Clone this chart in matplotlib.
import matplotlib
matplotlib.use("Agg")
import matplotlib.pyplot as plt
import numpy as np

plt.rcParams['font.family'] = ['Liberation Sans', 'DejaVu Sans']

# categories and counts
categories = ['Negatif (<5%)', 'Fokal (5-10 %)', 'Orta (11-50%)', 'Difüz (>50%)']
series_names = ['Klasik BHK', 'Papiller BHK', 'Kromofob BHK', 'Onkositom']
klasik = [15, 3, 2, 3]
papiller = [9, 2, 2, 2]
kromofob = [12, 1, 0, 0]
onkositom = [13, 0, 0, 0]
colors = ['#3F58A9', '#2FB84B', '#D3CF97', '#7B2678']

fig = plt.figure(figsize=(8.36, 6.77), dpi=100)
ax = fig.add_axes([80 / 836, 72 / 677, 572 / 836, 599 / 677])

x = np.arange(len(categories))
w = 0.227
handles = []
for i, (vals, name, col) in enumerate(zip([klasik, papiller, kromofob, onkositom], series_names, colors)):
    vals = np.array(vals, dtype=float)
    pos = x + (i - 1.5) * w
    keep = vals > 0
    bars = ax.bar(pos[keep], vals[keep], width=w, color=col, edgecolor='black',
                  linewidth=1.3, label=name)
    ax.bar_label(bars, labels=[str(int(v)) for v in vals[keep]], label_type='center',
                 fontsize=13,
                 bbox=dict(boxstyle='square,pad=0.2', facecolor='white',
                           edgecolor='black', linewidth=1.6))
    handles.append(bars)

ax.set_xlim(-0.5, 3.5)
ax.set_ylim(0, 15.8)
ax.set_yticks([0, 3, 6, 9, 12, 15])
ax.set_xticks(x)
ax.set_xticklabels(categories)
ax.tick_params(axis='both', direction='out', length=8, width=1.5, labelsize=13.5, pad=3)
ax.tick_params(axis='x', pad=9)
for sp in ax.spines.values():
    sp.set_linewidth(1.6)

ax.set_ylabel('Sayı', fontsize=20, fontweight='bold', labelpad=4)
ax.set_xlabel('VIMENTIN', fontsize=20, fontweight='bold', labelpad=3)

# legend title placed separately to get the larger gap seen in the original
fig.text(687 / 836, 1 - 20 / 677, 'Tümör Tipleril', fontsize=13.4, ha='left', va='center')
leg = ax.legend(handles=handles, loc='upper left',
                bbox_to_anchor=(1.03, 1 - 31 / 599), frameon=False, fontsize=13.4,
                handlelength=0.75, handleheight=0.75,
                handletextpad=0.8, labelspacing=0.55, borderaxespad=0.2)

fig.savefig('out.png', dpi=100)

____________

Retype only the lines running from the top of the listing to the line that holds "plt.rcParams['font.family'] = ['Liberation", both ends included.

> _THE RESULT_:
Clone this chart in matplotlib.
import matplotlib
matplotlib.use("Agg")
import matplotlib.pyplot as plt
import numpy as np

plt.rcParams['font.family'] = ['Liberation Sans', 'DejaVu Sans']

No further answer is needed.